Side note: I think indigo means indigestion, but if someone knows more, let me know. Ruth is a civilian passenger, who I’ll be introducing in the next post along with the others. So far it’s been all engineers and Captains. You’d almost forget there were seven civilians elsewhere on the boat.

The passenger and crew autographs she mentions collecting, M.S. Silverwillow, 1937
Wed. Dec. 1: First rough day. Alternate clouds and sun pushing into blue water, piling it into mountainous ridges where the wind whips off the top and flings it into shining rainbows of spray before plunging it in swirling foam aft. The nose plows under a wave, tosses up a white spray to crash over the fo'castle head and rip along the deck on a flying sheet of water. Sin [sine], cos [cosine], tan [tangent], coses [cosecant?], cot [cotangent] took up the morning.
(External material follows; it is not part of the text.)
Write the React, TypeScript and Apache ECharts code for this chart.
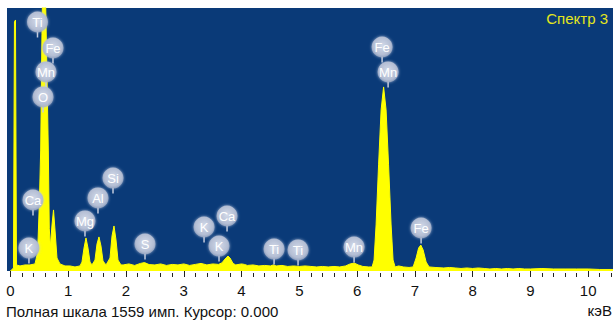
import React, { useEffect, useRef } from 'react';
import * as echarts from 'echarts';

// Spectrum (energy in keV, counts)
const energies = [
  0, 0.052, 0.069, 0.087, 0.104, 0.165, 0.251, 0.338, 0.424, 0.47, 0.5, 0.523, 0.545, 0.56, 0.6,
  0.625, 0.655, 0.672, 0.69, 0.719, 0.745, 0.771, 0.805, 0.857, 0.944, 1.03, 1.117, 1.203,
  1.238, 1.273, 1.307, 1.342, 1.377, 1.411, 1.463, 1.498, 1.532, 1.567, 1.602, 1.654,
  1.723, 1.758, 1.792, 1.827, 1.861, 1.913,
  1.95, 2.05, 2.15, 2.25, 2.32, 2.4, 2.5, 2.6, 2.7, 2.8, 2.9, 3.0, 3.1, 3.2, 3.3, 3.4, 3.5, 3.6,
  3.66, 3.714, 3.766, 3.8, 3.853, 3.9, 4.0, 4.05, 4.1, 4.2, 4.3, 4.4, 4.5, 4.55, 4.6, 4.7, 4.8,
  4.9, 5.0, 5.1, 5.2, 5.3, 5.4, 5.5, 5.6, 5.7, 5.8, 5.88, 5.95, 6.02, 6.1, 6.2,
  6.26, 6.294, 6.329, 6.372, 6.416, 6.459, 6.502, 6.545, 6.589, 6.623, 6.658, 6.72, 6.8, 6.9,
  6.97, 7.022, 7.065, 7.103, 7.143, 7.195, 7.247, 7.35, 7.5, 7.6, 7.7, 7.8, 7.9, 8.0, 8.1,
  8.2, 8.3, 8.4, 8.5, 8.6, 8.7, 8.8, 8.9, 9.0, 9.2, 9.4, 9.6, 9.8, 10.0, 10.2, 10.43,
];
const counts = [
  0, 18, 1476, 1488, 36, 30, 36, 36, 42, 110, 400, 717, 1400, 1750, 1750,
  1300, 717, 250, 142, 273, 362, 243, 77, 42, 30, 30, 24, 30,
  53, 136, 196, 136, 53, 36, 65, 160, 202, 148, 59, 36,
  77, 208, 267, 184, 65, 36,
  36, 42, 33, 45, 50, 38, 36, 42, 33, 39, 36, 42, 33, 39, 45, 36, 42, 39,
  48, 71, 89, 77, 45, 36, 42, 39, 33, 36, 30, 33, 30, 36, 30, 33, 27,
  30, 27, 30, 27, 24, 27, 24, 27, 24, 30, 42, 47, 36, 27, 24,
  24, 65, 273, 629, 955, 1091, 955, 629, 273, 65, 24, 30, 24, 21,
  24, 77, 136, 154, 125, 53, 24, 21, 18, 21, 18, 15, 18, 15, 18,
  15, 12, 15, 12, 15, 12, 15, 12, 12, 15, 12, 12, 12, 12, 9, 9,
];

// Element markers
const markerElements = ['Ti', 'Fe', 'Mn', 'O', 'Ca', 'K', 'Mg', 'Al', 'Si', 'S', 'K', 'Ca', 'K', 'Ti', 'Ti', 'Mn', 'Fe', 'Mn', 'Fe'];
const markerEnergies = [0.468, 0.736, 0.615, 0.563, 0.39, 0.32, 1.29, 1.515, 1.775, 2.329, 3.351, 3.749, 3.61, 4.563, 4.978, 5.948, 6.433, 6.537, 7.108];
const markerLevels = [1476, 1322, 1180, 1032, 421, 136, 297, 433, 551, 160, 261, 326, 148, 130, 125, 142, 1328, 1180, 255];

const majorTicks = [0, 1, 2, 3, 4, 5, 6, 7, 8, 9, 10];
const minorTicks = [
  0.2, 0.4, 0.6, 0.8, 1.2, 1.4, 1.6, 1.8, 2.2, 2.4, 2.6, 2.8, 3.2, 3.4, 3.6, 3.8,
  4.2, 4.4, 4.6, 4.8, 5.2, 5.4, 5.6, 5.8, 6.2, 6.4, 6.6, 6.8, 7.2, 7.4, 7.6, 7.8,
  8.2, 8.4, 8.6, 8.8, 9.2, 9.4, 9.6, 9.8, 10.2, 10.4,
];

const fullScale = 1559;
const spectrumTitle = 'Спектр 3';
const footerText = 'Полная шкала 1559 имп. Курсор: 0.000';
const unitText = 'кэВ';

const FONT = '"Liberation Sans", Arial, sans-serif';

export default function App() {
  const ref = useRef<HTMLDivElement>(null);

  useEffect(() => {
    document.body.style.margin = '0';
    const chart = echarts.init(ref.current!, null, { renderer: 'svg' });
    const xMin = -0.06;
    const xMax = 10.43;
    const bubbleFill = new echarts.graphic.RadialGradient(0.5, 0.45, 0.55, [
      { offset: 0, color: '#d3dae9' },
      { offset: 0.75, color: '#b4bed4' },
      { offset: 1, color: 'rgba(160,172,198,0.7)' },
    ]);

    chart.setOption({
      animation: false,
      backgroundColor: '#ffffff',
      grid: {
        left: 7,
        right: 1,
        top: 8,
        bottom: 49,
        show: true,
        backgroundColor: '#0a3a78',
        borderWidth: 0,
      },
      xAxis: [
        {
          type: 'value',
          min: xMin,
          max: xMax,
          offset: 2,
          axisLine: { show: false },
          splitLine: { show: false },
          axisTick: { show: true, customValues: majorTicks, length: 6, lineStyle: { color: '#222', width: 1 } },
          axisLabel: {
            customValues: majorTicks,
            margin: 10,
            color: '#111',
            fontSize: 15,
            fontFamily: FONT,
          },
        },
        {
          type: 'value',
          min: xMin,
          max: xMax,
          offset: 2,
          position: 'bottom',
          axisLine: { show: false },
          splitLine: { show: false },
          axisTick: { show: true, customValues: minorTicks, length: 4, lineStyle: { color: '#222', width: 1 } },
          axisLabel: { show: false },
        },
      ],
      yAxis: {
        type: 'value',
        min: 0,
        max: fullScale,
        show: false,
        splitLine: { show: false },
      },
      series: [
        {
          type: 'line',
          xAxisIndex: 0,
          data: energies.map((e, i) => [e, counts[i]]),
          symbol: 'none',
          clip: true,
          lineStyle: { color: '#ffff00', width: 1 },
          areaStyle: { color: '#ffff00', opacity: 1 },
          z: 2,
        },
        {
          type: 'custom',
          xAxisIndex: 0,
          coordinateSystem: 'cartesian2d',
          data: markerEnergies.map((e, i) => [e, markerLevels[i]]),
          encode: { x: 0, y: 1 },
          z: 5,
          renderItem: (params: any, api: any) => {
            const p = api.coord([api.value(0), api.value(1)]);
            const r = 10.5;
            return {
              type: 'group',
              children: [
                {
                  type: 'line',
                  shape: { x1: p[0], y1: p[1] + r - 1, x2: p[0], y2: p[1] + r + 5 },
                  style: { stroke: '#c3cbdd', lineWidth: 1.5 },
                },
                {
                  type: 'circle',
                  shape: { cx: p[0], cy: p[1], r },
                  style: { fill: bubbleFill, shadowBlur: 3, shadowColor: 'rgba(200,210,230,0.8)' },
                },
                {
                  type: 'text',
                  style: {
                    x: p[0],
                    y: p[1] + 0.5,
                    text: markerElements[params.dataIndex],
                    fill: '#ffffff',
                    font: '13px ' + FONT,
                    align: 'center',
                    verticalAlign: 'middle',
                  },
                },
              ],
            };
          },
        },
      ],
      graphic: [
        {
          type: 'text',
          right: 6,
          top: 11,
          style: { text: spectrumTitle, fill: '#e4e61c', font: '15px ' + FONT },
          z: 10,
        },
        {
          type: 'text',
          left: 6,
          top: 304,
          style: { text: footerText, fill: '#111', font: '15px ' + FONT },
        },
        {
          type: 'text',
          right: 2,
          top: 303,
          style: { text: unitText, fill: '#111', font: '15px ' + FONT },
        },
      ],
    });

    return () => chart.dispose();
  }, []);

  return <div ref={ref} style={{ width: 614, height: 320 }} />;
}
Shag and I walked in a gale, and then stood in the lee of a boat watching the elemental forces heaving, piling, crashing, surging away. It was glorious. It's a little moment of ocean I'll always remember. 

Thru. Dec. 2.: Problems in parallel sailing, and using traverse tables. Lone hobnob with Morton, had a tour of the wireless room and couldn't understand the ship's call letters when they came in, --., [GQVY]. The sea is much more calm, a few bumps and some lovely spray.

Side note: Who needs moving pictures when you can paint a scene like that? And then pepper it with trigonometry? And that walk in the gale, my goodness. You can feel the sparks.

Fri. Dec. 3: 3:00 a.m. — woke with a start when the engines stopped. Looked thru the port to see hundreds of lights sparkling dead ahead. Land, after 3 weeks of ocean, went on deck and saw the jeweled crescent of the bay, under the Southern Cross.

Side note: End scene! Doesn’t that last bit sound familiar? She wrote something similar in the letter summarizing the trip and it’s up at the top of this post.